Using the professionalism evaluation instrument to guide feedback to IM residents positively impacted our faculty’s experience giving feedback. Specifically, utilization of the NBME’s Assessment of Professional Behaviors evaluation and summary report increased faculty’s self-reported skill and comfort in giving feedback about professionalism.
Faculty who participated in the study were exposed to the instrument several times a month for six consecutive months and gave multiple monthly feedback sessions to residents. It is likely that repetitive exposure to the evaluation and feedback process explains the positive impact on faculty, even in the absence of targeted faculty training.
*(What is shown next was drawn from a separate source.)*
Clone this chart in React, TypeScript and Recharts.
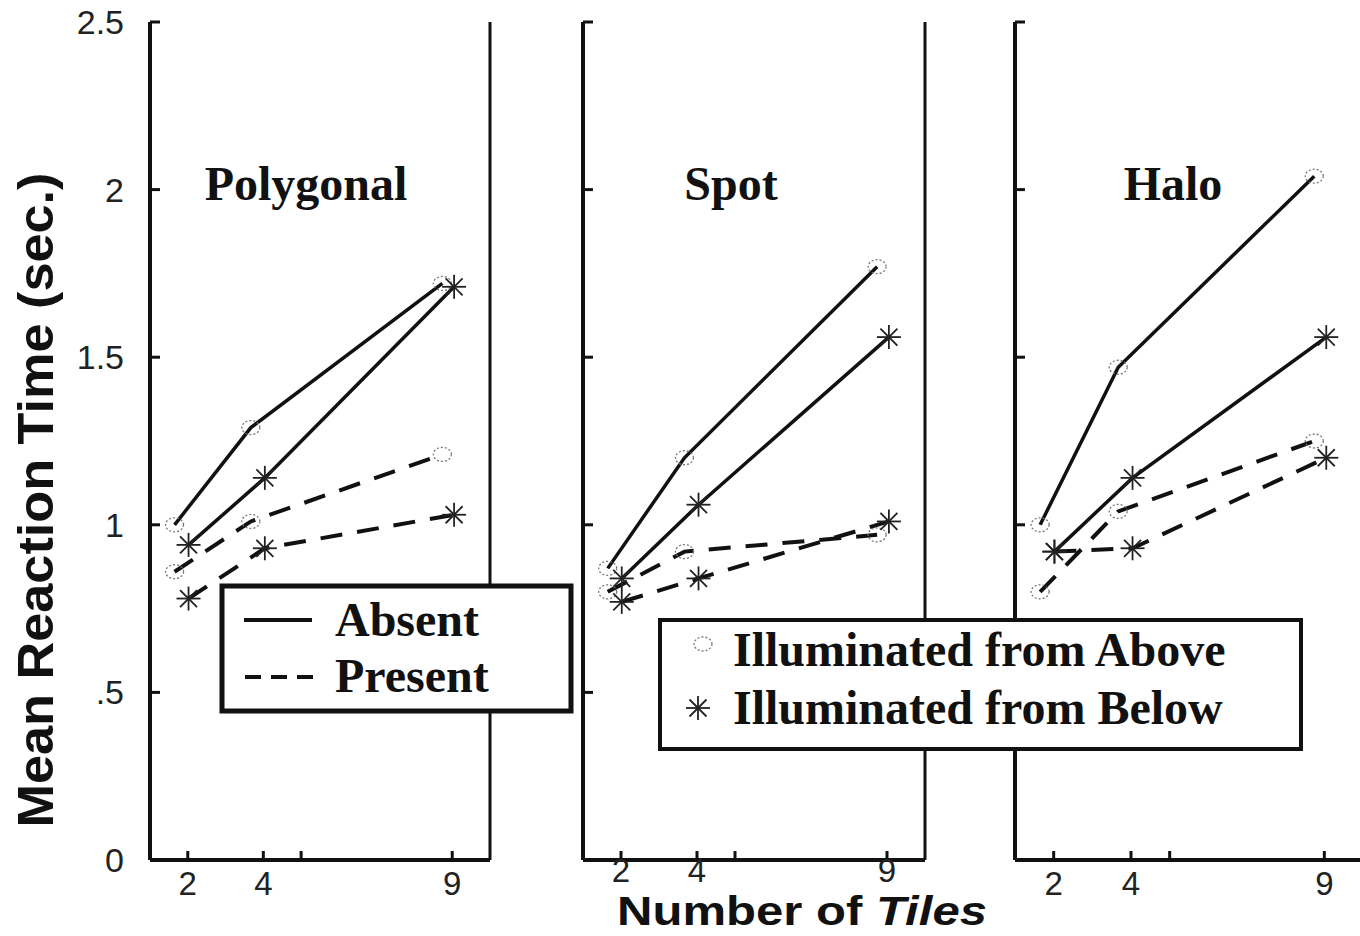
import { LineChart, Line, XAxis, YAxis, ReferenceLine } from "recharts";

// x axis: number of tiles
const tileTicks = [2, 4, 5, 9];
const tileLabels = ["2", "4", "", "9"];
// the two illumination conditions are drawn a little apart on x
const aboveTiles = [1.65, 3.67, 8.74];
const belowTiles = [2.02, 4.04, 9.05];

// y axis: mean reaction time (sec.)
const rtTicks = [0, 0.5, 1, 1.5, 2, 2.5];
const rtLabels = ["0", ".5", "1", "1.5", "2", "2.5"];

// Polygonal
const polyAbsentAbove = [1.0, 1.29, 1.72];
const polyAbsentBelow = [0.94, 1.14, 1.71];
const polyPresentAbove = [0.86, 1.01, 1.21];
const polyPresentBelow = [0.78, 0.93, 1.03];

// Spot
const spotAbsentAbove = [0.87, 1.2, 1.77];
const spotAbsentBelow = [0.84, 1.06, 1.56];
const spotPresentAbove = [0.8, 0.92, 0.97];
const spotPresentBelow = [0.77, 0.84, 1.01];

// Halo
const haloAbsentAbove = [1.0, 1.47, 2.04];
const haloAbsentBelow = [0.92, 1.14, 1.56];
const haloPresentAbove = [0.8, 1.04, 1.25];
const haloPresentBelow = [0.92, 0.93, 1.2];

const INK = "#111";
const SANS = "'Liberation Sans', Arial, Helvetica, sans-serif";
const SERIF = "'Liberation Serif', 'Times New Roman', serif";

function toPoints(xs: number[], ys: number[]) {
  return xs.map((x, i) => ({ x, y: ys[i] }));
}

function AboveDot({ cx, cy }: { cx?: number; cy?: number }) {
  if (cx == null || cy == null) return null;
  return (
    <ellipse cx={cx} cy={cy} rx={9} ry={7} fill="none" stroke="#777"
      strokeWidth={1.3} strokeDasharray="2 2" />
  );
}

function BelowDot({ cx, cy }: { cx?: number; cy?: number }) {
  if (cx == null || cy == null) return null;
  const r = 12;
  const d = 8.5;
  return (
    <g stroke="#222" strokeWidth={1.8}>
      <line x1={cx - r} y1={cy} x2={cx + r} y2={cy} />
      <line x1={cx} y1={cy - r} x2={cx} y2={cy + r} />
      <line x1={cx - d} y1={cy - d} x2={cx + d} y2={cy + d} />
      <line x1={cx - d} y1={cy + d} x2={cx + d} y2={cy - d} />
    </g>
  );
}

function makeXTick(drop: number) {
  return (props: any) => {
    const { x, y, payload } = props;
    const label = tileLabels[tileTicks.indexOf(payload.value)];
    return (
      <g>
        <line x1={x} y1={y} x2={x} y2={y - 9} stroke={INK} strokeWidth={3} />
        <text x={x} y={y + drop} textAnchor="middle" fontFamily={SANS} fontSize={33} fill="#222">
          {label}
        </text>
      </g>
    );
  };
}

function makeYTick(showLabel: boolean) {
  return (props: any) => {
    const { x, y, payload } = props;
    const label = rtLabels[rtTicks.indexOf(payload.value)];
    return (
      <g>
        <line x1={x} y1={y} x2={x + 10} y2={y} stroke={INK} strokeWidth={3} />
        {showLabel && (
          <text x={x - 26} y={y + 12} textAnchor="end" fontFamily={SANS} fontSize={34} fill="#222">
            {label}
          </text>
        )}
      </g>
    );
  };
}

interface PanelProps {
  left: number;
  width: number;
  axisWidth: number;
  rightGap: number;
  showValues: boolean;
  labelDrop: number;
  absentAbove: number[];
  absentBelow: number[];
  presentAbove: number[];
  presentBelow: number[];
}

function Panel(p: PanelProps) {
  const series = [
    { id: "absAbove", xs: aboveTiles, ys: p.absentAbove, dashed: false, above: true },
    { id: "absBelow", xs: belowTiles, ys: p.absentBelow, dashed: false, above: false },
    { id: "preAbove", xs: aboveTiles, ys: p.presentAbove, dashed: true, above: true },
    { id: "preBelow", xs: belowTiles, ys: p.presentBelow, dashed: true, above: false },
  ];
  return (
    <div style={{ position: "absolute", left: p.left, top: 0 }}>
      <LineChart width={p.width} height={936}
        margin={{ top: 22, right: p.rightGap, bottom: 0, left: 0 }}>
        <XAxis type="number" dataKey="x" domain={[1, 10]} ticks={tileTicks} interval={0}
          height={76} tickSize={0} tickMargin={0} tickLine={false} tick={makeXTick(p.labelDrop)}
          axisLine={{ stroke: INK, strokeWidth: 4 }} allowDataOverflow />
        <YAxis type="number" domain={[0, 2.5]} ticks={rtTicks} interval={0}
          width={p.axisWidth} tickSize={0} tickMargin={0} tickLine={false}
          tick={makeYTick(p.showValues)} axisLine={{ stroke: INK, strokeWidth: 4 }} />
        <ReferenceLine x={10} stroke={INK} strokeWidth={3} />
        {series.map((s) => (
          <Line key={s.id} data={toPoints(s.xs, s.ys)} dataKey="y" type="linear"
            stroke={INK} strokeWidth={s.dashed ? 4 : 3.5}
            strokeDasharray={s.dashed ? "22 15" : undefined}
            dot={(d: any) =>
              s.above
                ? <AboveDot key={`${s.id}-${d.index}`} cx={d.cx} cy={d.cy} />
                : <BelowDot key={`${s.id}-${d.index}`} cx={d.cx} cy={d.cy} />}
            activeDot={false} isAnimationActive={false} />
        ))}
      </LineChart>
    </div>
  );
}

export default function App() {
  return (
    <div style={{ position: "absolute", left: 0, top: 0, width: 1360, height: 936,
      background: "#fff", overflow: "hidden" }}>
      <Panel left={0} width={500} axisWidth={150} rightGap={10} showValues labelDrop={35}
        absentAbove={polyAbsentAbove} absentBelow={polyAbsentBelow}
        presentAbove={polyPresentAbove} presentBelow={polyPresentBelow} />
      <Panel left={543} width={392} axisWidth={40} rightGap={10} showValues={false} labelDrop={22}
        absentAbove={spotAbsentAbove} absentBelow={spotAbsentBelow}
        presentAbove={spotPresentAbove} presentBelow={spotPresentBelow} />
      <Panel left={975} width={400} axisWidth={40} rightGap={12} showValues={false} labelDrop={35}
        absentAbove={haloAbsentAbove} absentBelow={haloAbsentBelow}
        presentAbove={haloPresentAbove} presentBelow={haloPresentBelow} />

      <svg width={1360} height={936} style={{ position: "absolute", left: 0, top: 0 }}>
        {/* titles */}
        <g fontFamily={SERIF} fontWeight="bold" fontSize={48} fill={INK} textAnchor="middle">
          <text x={306} y={200}>Polygonal</text>
          <text x={731} y={200}>Spot</text>
          <text x={1173} y={200}>Halo</text>
        </g>
        <text x={53} y={500} transform="rotate(-90 53 500)" textAnchor="middle"
          fontFamily={SANS} fontWeight="bold" fontSize={50} fill={INK}
          textLength={655} lengthAdjust="spacingAndGlyphs">
          Mean Reaction Time (sec.)
        </text>
        <text x={802} y={925} textAnchor="middle" fontFamily={SANS} fontWeight="bold"
          fontSize={40} fill={INK} textLength={370} lengthAdjust="spacingAndGlyphs">
          Number of <tspan fontStyle="italic">Tiles</tspan>
        </text>

        {/* legend: target */}
        <rect x={222} y={586} width={349} height={125} fill="#fff" stroke={INK} strokeWidth={5} />
        <line x1={244} y1={620} x2={312} y2={620} stroke={INK} strokeWidth={4} />
        <line x1={245} y1={677} x2={313} y2={677} stroke={INK} strokeWidth={4} strokeDasharray="16 10" />
        <g fontFamily={SERIF} fontWeight="bold" fontSize={48} fill={INK}>
          <text x={335} y={636}>Absent</text>
          <text x={335} y={692}>Present</text>
        </g>

        {/* legend: illumination */}
        <rect x={660} y={620} width={641} height={129} fill="#fff" stroke={INK} strokeWidth={4} />
        <AboveDot cx={703} cy={644} />
        <BelowDot cx={698} cy={708} />
        <g fontFamily={SERIF} fontWeight="bold" fontSize={48} fill={INK}>
          <text x={733} y={666}>Illuminated from Above</text>
          <text x={733} y={724}>Illuminated from Below</text>
        </g>
      </svg>
    </div>
  );
}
Improving faculty comfort and skill in providing feedback about professionalism is an imperative first step in increasing conversations with trainees about professional behaviors. This is also a necessary step in overcoming the many barriers that prevent faculty from providing trainees with feedback in general, and specifically about professionalism.
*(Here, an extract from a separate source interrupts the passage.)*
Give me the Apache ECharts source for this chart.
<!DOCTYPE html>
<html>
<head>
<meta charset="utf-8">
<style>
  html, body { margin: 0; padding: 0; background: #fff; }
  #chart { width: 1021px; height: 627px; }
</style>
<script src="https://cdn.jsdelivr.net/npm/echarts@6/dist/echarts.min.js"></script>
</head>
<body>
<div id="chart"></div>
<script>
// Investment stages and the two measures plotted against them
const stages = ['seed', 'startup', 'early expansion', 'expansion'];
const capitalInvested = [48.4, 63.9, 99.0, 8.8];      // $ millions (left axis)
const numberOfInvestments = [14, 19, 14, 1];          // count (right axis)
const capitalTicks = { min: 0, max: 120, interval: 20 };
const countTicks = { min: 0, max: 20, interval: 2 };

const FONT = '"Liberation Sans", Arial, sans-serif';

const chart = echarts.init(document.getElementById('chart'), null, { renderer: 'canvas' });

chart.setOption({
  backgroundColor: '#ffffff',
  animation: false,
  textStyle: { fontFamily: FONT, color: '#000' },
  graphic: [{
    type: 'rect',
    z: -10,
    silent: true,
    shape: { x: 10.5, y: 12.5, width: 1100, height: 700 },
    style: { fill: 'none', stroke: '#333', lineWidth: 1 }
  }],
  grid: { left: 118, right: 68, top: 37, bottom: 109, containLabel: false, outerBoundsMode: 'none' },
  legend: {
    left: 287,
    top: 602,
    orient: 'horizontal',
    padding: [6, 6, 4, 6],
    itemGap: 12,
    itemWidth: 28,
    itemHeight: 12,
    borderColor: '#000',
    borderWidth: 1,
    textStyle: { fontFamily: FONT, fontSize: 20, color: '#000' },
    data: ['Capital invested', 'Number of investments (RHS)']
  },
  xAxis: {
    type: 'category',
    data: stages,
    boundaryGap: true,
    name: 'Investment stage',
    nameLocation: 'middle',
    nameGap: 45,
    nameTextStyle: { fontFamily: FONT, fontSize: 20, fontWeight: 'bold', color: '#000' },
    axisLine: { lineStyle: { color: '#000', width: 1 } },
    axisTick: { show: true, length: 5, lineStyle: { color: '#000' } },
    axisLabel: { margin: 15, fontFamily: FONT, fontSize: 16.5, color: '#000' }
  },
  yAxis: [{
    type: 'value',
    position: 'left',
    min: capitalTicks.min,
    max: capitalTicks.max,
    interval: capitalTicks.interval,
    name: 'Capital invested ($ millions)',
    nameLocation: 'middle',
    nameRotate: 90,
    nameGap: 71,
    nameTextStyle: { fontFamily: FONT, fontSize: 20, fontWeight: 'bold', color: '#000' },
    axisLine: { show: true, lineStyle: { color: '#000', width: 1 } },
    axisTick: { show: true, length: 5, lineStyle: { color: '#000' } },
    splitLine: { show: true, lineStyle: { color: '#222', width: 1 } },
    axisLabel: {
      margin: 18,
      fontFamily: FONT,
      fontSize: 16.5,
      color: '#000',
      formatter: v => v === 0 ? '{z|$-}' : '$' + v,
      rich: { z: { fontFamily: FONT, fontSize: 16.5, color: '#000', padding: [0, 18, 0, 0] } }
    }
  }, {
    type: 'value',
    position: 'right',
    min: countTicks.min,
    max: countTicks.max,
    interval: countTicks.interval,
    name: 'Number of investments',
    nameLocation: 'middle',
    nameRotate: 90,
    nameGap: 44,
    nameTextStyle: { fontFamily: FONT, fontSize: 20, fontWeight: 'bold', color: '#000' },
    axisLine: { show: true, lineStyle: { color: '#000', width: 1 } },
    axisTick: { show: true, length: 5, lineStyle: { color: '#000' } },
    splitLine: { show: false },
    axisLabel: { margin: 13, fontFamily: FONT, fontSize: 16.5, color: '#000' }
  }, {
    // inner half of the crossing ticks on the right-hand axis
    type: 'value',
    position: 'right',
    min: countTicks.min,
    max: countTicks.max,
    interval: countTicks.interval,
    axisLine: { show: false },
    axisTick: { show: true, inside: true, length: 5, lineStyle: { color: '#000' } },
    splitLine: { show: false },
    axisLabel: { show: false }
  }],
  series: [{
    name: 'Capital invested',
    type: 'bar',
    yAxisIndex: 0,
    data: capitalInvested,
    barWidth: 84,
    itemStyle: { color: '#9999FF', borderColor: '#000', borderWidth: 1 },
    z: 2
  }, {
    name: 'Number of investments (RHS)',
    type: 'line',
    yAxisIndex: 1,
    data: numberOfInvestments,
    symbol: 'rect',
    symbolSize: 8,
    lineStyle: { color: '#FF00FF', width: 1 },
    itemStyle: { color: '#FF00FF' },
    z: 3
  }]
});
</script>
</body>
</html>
Measuring and enhancing the professionalism of physicians-in-training is important for several reasons. It has been demonstrated that unprofessional behavior in medical school, particularly irresponsibility and poor adaptability, predicts subsequent disciplinary action by state medical boards.18,19 Identifying unprofessional behaviors during training may allow for remediation and future monitoring. Further, the ACGME requires residency programs to implement curricula on professionalism and demonstrate that their graduates have professionalism “proficiency.”2
Our study has several important limitations. First, our intervention took place at a single academic center and generalizability to other settings is unknown. Second, our sample size was small and we lacked statistical power to detect small differences in attitudes. Despite these limitations, we had an excellent response rate to our survey and we were able to demonstrate a significant effect of our intervention.
Perhaps the greatest limitation to our study is the lack of a control group, which was omitted for logistical reasons. The number of core faculty who provide resident feedback was too small to divide further into control and intervention groups without severely limiting our statistical power to determine differences between groups. With our encouraging preliminary results, designing a follow-up study to include a control group is an anticipated next step.
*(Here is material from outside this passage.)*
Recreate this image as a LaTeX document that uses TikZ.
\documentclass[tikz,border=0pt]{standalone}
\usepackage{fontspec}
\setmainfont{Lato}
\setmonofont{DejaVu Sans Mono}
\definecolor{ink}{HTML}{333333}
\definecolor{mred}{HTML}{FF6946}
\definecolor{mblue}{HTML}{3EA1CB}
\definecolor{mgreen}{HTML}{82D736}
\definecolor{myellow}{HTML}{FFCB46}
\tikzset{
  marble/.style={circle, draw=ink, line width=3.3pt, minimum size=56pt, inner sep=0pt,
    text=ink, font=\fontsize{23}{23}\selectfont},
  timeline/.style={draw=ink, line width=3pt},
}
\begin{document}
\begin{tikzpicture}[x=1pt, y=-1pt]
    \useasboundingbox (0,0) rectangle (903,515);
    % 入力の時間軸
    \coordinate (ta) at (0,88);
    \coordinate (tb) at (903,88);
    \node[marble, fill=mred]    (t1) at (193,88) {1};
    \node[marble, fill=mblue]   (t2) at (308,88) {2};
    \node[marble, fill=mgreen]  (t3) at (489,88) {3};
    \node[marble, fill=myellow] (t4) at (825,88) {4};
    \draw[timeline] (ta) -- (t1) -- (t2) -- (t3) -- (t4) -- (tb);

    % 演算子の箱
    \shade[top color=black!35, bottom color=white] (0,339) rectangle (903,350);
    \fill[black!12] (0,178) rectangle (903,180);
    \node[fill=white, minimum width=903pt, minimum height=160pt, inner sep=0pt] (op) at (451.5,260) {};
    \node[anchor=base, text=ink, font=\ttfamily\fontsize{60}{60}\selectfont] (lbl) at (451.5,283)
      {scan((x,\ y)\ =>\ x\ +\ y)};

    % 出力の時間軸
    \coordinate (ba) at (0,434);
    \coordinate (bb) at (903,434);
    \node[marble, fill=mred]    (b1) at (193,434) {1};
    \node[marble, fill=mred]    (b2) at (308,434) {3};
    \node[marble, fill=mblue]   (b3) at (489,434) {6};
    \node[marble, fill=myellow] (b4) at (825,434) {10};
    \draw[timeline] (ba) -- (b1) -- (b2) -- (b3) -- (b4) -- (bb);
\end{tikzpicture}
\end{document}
This pilot program is a first step in evaluating and improving the professionalism of IM residents in our program and in developing an expectation that faculty give feedback about professional behaviors. Moving forward, we will evaluate the impact of professionalism assessments on resident attitudes. We hope that ongoing measurement of professional behaviors will continue to increase discussions about professionalism and positively impact faculty and resident attitudes.
The authors thank the NBME® for use of the Assessment of Professional Behaviors instrument and Dr. Stephen Clyman, Margaret Farrell, and Dr. Matthew Holtman for their assistance in the planning, implementation, and design of this project. We are grateful for the assistance of the staff and faculty at Internal Medicine Associates and the residents in the Internal Medicine Residency Program at Mount Sinai Medical Center.
Conflicts of interest
Dr. Stark was supported by grants from the Empire Clinical Research Investigator Program, New York State Department of Health and U.S. Department of Health and Human Services, Health Resources and Services Administration CFDA 93–895.